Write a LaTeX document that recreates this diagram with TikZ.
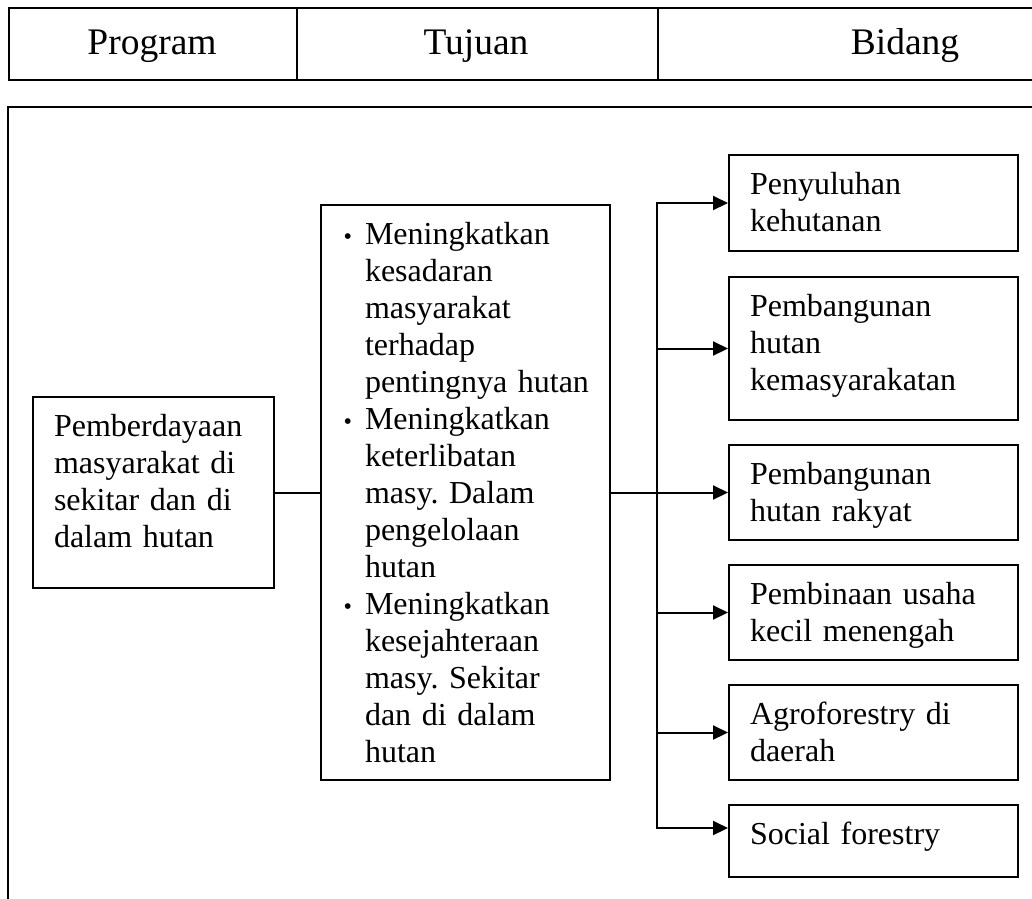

==

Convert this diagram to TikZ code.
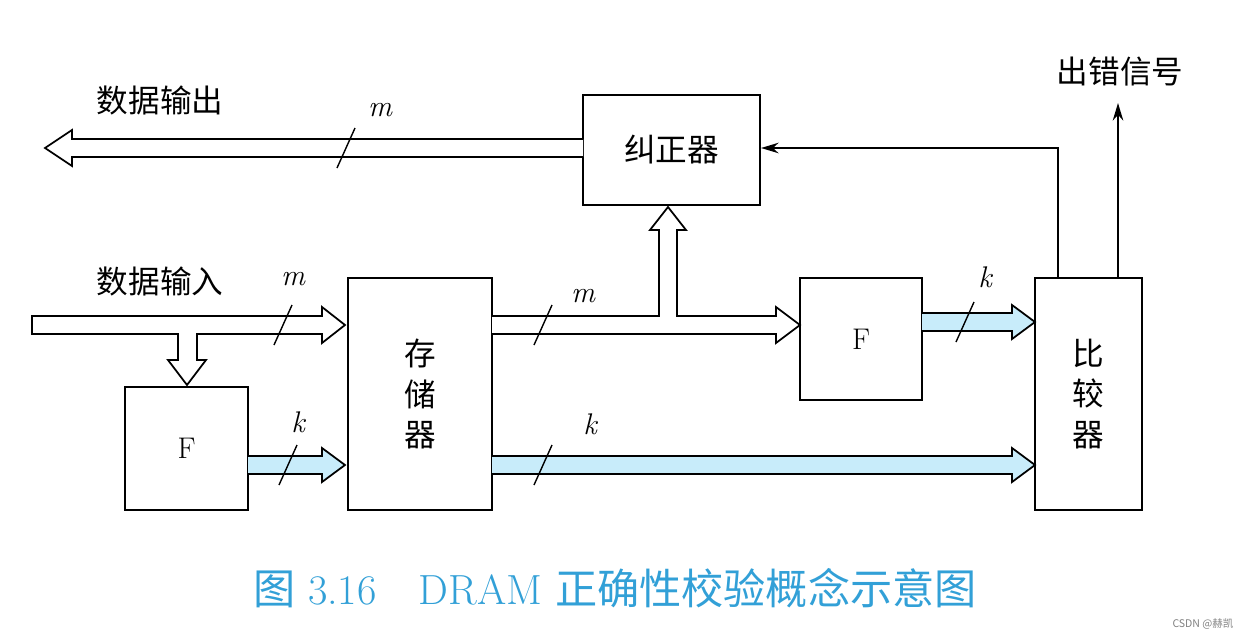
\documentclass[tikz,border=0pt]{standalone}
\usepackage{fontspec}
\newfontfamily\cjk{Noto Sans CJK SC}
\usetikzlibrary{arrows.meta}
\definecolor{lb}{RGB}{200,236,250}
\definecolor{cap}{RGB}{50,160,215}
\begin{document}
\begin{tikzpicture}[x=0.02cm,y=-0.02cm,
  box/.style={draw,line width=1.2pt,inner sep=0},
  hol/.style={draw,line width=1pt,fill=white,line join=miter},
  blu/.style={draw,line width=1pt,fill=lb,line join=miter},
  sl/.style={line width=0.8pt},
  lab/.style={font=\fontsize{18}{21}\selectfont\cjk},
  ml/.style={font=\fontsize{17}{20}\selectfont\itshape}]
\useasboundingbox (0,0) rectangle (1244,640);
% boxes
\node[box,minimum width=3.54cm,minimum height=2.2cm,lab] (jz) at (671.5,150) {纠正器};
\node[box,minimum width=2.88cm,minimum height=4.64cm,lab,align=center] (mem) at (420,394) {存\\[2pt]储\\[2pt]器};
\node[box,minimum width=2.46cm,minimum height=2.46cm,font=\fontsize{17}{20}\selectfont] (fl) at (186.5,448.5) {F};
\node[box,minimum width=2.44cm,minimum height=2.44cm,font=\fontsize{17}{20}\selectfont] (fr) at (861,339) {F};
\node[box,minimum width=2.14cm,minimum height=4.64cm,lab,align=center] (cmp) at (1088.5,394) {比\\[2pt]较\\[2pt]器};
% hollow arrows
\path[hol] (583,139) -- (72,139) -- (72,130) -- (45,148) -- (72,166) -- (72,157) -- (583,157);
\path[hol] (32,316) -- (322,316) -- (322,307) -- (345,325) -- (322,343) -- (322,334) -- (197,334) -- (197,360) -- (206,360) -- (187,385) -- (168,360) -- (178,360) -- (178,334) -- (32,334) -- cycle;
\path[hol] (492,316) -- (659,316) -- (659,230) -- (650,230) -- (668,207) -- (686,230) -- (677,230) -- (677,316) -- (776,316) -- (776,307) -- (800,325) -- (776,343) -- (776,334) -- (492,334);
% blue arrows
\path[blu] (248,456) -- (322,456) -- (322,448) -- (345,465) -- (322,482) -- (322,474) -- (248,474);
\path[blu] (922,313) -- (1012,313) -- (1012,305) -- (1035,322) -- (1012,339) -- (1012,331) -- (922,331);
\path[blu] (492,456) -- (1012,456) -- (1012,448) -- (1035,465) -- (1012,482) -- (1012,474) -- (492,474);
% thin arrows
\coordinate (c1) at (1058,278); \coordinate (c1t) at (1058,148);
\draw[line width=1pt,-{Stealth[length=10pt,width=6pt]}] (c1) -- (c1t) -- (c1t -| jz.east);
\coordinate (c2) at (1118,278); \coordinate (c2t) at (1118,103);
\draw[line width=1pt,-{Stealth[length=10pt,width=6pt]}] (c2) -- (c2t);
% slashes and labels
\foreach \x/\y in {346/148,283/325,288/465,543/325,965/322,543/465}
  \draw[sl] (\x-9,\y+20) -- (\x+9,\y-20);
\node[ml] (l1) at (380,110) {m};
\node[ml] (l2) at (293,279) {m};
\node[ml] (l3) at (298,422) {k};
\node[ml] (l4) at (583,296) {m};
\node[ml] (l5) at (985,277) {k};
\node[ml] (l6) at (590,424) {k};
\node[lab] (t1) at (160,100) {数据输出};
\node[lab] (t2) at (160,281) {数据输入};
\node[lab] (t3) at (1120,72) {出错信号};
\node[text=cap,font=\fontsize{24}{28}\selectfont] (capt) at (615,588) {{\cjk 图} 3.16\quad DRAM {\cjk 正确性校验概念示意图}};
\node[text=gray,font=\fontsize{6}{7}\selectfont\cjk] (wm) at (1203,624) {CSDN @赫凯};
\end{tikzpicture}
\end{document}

* * *

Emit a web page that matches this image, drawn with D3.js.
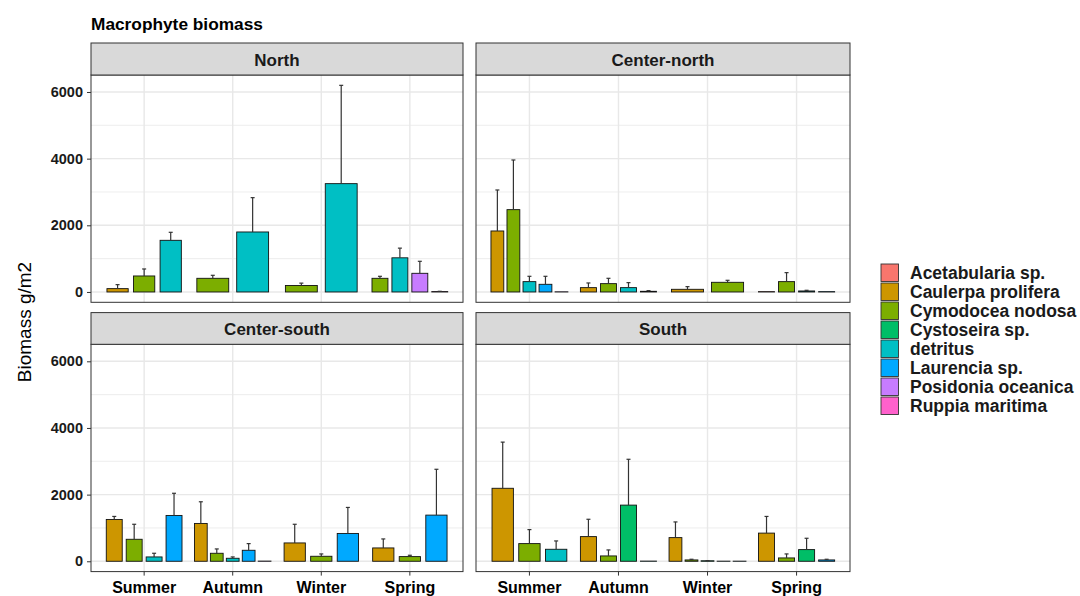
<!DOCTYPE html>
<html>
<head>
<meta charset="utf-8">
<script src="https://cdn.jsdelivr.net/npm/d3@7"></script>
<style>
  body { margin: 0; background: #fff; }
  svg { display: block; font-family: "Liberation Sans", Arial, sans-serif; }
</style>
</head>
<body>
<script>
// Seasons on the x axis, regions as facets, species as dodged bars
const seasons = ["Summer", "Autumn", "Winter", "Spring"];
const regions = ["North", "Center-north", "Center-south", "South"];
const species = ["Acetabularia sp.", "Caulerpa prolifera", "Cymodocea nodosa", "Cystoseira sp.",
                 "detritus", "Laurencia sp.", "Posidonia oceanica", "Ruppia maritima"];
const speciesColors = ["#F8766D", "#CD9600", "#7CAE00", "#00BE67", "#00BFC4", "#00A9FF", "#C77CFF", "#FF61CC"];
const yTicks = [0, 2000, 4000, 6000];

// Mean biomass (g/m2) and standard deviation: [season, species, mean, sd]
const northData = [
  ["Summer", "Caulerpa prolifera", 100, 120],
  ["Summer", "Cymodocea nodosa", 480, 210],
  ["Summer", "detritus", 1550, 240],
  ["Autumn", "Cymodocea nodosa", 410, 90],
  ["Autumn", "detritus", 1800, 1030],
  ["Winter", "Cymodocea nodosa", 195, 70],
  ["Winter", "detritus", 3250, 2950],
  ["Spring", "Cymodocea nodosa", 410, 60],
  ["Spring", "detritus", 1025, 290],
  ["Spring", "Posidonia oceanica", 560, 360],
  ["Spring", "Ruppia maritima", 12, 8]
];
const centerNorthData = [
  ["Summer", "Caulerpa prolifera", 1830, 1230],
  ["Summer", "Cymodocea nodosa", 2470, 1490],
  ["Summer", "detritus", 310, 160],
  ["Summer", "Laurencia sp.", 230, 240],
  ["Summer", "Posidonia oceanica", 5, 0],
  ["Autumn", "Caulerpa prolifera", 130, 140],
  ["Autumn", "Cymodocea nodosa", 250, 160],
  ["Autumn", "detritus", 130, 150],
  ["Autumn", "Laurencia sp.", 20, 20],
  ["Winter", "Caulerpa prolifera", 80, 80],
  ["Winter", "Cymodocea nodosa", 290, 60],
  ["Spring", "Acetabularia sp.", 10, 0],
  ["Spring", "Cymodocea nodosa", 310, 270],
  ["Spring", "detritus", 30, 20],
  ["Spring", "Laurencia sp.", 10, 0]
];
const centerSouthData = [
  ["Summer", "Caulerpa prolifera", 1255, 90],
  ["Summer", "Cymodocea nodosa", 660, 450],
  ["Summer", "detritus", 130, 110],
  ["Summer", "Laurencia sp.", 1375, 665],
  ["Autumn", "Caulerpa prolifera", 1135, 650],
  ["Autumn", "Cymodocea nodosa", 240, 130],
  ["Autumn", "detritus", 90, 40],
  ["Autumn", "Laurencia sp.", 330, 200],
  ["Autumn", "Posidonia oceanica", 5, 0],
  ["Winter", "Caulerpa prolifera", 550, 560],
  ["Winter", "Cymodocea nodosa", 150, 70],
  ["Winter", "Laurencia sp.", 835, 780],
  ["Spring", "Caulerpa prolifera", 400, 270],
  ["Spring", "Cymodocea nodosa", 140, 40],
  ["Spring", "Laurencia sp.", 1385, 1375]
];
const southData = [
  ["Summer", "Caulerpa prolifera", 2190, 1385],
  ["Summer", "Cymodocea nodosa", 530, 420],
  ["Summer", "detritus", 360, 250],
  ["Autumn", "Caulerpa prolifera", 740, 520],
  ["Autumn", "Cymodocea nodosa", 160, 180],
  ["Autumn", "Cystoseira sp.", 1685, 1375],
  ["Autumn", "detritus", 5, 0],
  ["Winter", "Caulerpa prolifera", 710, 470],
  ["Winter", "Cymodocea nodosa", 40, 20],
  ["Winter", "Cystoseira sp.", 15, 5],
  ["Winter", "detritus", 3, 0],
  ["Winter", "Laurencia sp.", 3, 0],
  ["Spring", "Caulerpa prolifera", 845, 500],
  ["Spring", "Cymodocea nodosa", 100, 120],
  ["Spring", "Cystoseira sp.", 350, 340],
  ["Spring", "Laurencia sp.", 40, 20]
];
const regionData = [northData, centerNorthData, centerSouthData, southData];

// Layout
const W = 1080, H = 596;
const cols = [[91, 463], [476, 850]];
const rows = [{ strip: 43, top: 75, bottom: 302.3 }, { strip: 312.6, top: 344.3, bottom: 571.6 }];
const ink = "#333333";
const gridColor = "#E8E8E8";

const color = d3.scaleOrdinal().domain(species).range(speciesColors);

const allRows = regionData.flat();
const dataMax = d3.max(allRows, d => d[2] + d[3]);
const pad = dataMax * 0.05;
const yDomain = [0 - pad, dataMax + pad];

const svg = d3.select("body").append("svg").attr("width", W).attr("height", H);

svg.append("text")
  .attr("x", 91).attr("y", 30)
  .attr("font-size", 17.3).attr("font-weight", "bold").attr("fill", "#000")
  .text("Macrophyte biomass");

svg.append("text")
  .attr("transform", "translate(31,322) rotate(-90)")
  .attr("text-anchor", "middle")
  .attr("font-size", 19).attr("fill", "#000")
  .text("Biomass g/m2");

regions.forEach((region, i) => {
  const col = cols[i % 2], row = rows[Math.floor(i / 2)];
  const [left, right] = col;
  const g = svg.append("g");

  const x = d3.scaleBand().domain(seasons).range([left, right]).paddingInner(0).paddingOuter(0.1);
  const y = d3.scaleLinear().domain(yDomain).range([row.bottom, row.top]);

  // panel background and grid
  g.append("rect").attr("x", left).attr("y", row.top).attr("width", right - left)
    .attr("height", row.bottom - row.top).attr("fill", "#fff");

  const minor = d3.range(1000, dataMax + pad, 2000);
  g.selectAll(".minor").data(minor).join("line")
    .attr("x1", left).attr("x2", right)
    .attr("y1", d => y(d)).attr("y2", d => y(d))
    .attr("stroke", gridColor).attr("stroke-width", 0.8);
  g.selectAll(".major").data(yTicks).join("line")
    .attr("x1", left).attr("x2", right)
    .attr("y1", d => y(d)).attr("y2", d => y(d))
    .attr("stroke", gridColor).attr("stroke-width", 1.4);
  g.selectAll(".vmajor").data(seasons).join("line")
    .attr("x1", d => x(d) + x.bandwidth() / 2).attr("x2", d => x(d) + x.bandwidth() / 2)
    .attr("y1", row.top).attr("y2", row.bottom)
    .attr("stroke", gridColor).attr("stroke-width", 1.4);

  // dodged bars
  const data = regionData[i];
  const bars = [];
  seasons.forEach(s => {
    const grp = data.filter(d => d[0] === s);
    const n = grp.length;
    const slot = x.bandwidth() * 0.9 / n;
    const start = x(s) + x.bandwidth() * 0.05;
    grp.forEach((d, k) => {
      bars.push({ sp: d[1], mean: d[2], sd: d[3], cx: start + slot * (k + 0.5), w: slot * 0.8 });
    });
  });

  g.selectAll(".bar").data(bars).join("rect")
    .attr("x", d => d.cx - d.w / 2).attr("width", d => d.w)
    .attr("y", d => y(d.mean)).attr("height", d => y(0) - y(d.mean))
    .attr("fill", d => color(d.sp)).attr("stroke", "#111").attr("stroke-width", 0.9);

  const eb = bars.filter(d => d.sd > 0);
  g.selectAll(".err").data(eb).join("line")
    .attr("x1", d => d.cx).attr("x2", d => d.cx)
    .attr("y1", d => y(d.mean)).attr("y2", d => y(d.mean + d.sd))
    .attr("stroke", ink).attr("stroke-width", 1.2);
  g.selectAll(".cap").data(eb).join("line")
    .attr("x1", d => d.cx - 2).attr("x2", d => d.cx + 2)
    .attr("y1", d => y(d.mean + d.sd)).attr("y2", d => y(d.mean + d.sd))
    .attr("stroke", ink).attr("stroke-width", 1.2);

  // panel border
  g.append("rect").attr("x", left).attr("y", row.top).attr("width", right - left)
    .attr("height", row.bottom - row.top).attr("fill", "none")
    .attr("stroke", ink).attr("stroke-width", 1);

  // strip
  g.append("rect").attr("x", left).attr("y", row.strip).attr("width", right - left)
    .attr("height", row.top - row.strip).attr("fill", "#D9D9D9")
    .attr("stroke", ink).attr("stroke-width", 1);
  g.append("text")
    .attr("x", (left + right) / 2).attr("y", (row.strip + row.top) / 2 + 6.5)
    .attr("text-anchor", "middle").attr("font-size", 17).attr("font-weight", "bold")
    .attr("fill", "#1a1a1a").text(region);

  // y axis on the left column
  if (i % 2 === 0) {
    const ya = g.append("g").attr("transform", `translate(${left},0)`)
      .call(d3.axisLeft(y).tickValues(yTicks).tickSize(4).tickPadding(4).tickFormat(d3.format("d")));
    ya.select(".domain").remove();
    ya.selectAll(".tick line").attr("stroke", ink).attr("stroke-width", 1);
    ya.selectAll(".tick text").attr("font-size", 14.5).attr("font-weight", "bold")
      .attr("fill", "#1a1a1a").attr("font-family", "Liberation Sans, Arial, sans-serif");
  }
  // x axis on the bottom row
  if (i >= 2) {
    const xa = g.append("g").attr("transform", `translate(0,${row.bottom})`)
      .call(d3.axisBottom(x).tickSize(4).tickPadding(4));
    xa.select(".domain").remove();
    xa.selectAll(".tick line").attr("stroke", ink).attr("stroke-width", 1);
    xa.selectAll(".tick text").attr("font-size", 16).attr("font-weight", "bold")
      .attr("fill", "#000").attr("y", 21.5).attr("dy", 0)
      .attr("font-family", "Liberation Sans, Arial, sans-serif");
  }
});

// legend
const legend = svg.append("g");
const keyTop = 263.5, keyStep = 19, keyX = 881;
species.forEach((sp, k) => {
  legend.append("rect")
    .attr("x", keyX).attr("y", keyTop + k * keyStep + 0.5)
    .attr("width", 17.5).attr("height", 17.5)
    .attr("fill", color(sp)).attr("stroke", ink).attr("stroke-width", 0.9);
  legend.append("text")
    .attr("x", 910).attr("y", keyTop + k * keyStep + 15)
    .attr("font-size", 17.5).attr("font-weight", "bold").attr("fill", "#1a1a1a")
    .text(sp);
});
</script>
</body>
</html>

Exercise directions. Locate the lines above that hold the word "with". Show every one of them.

The result.
Write a LaTeX document that recreates this diagram with TikZ.
Emit a web page that matches this image, drawn with D3.js.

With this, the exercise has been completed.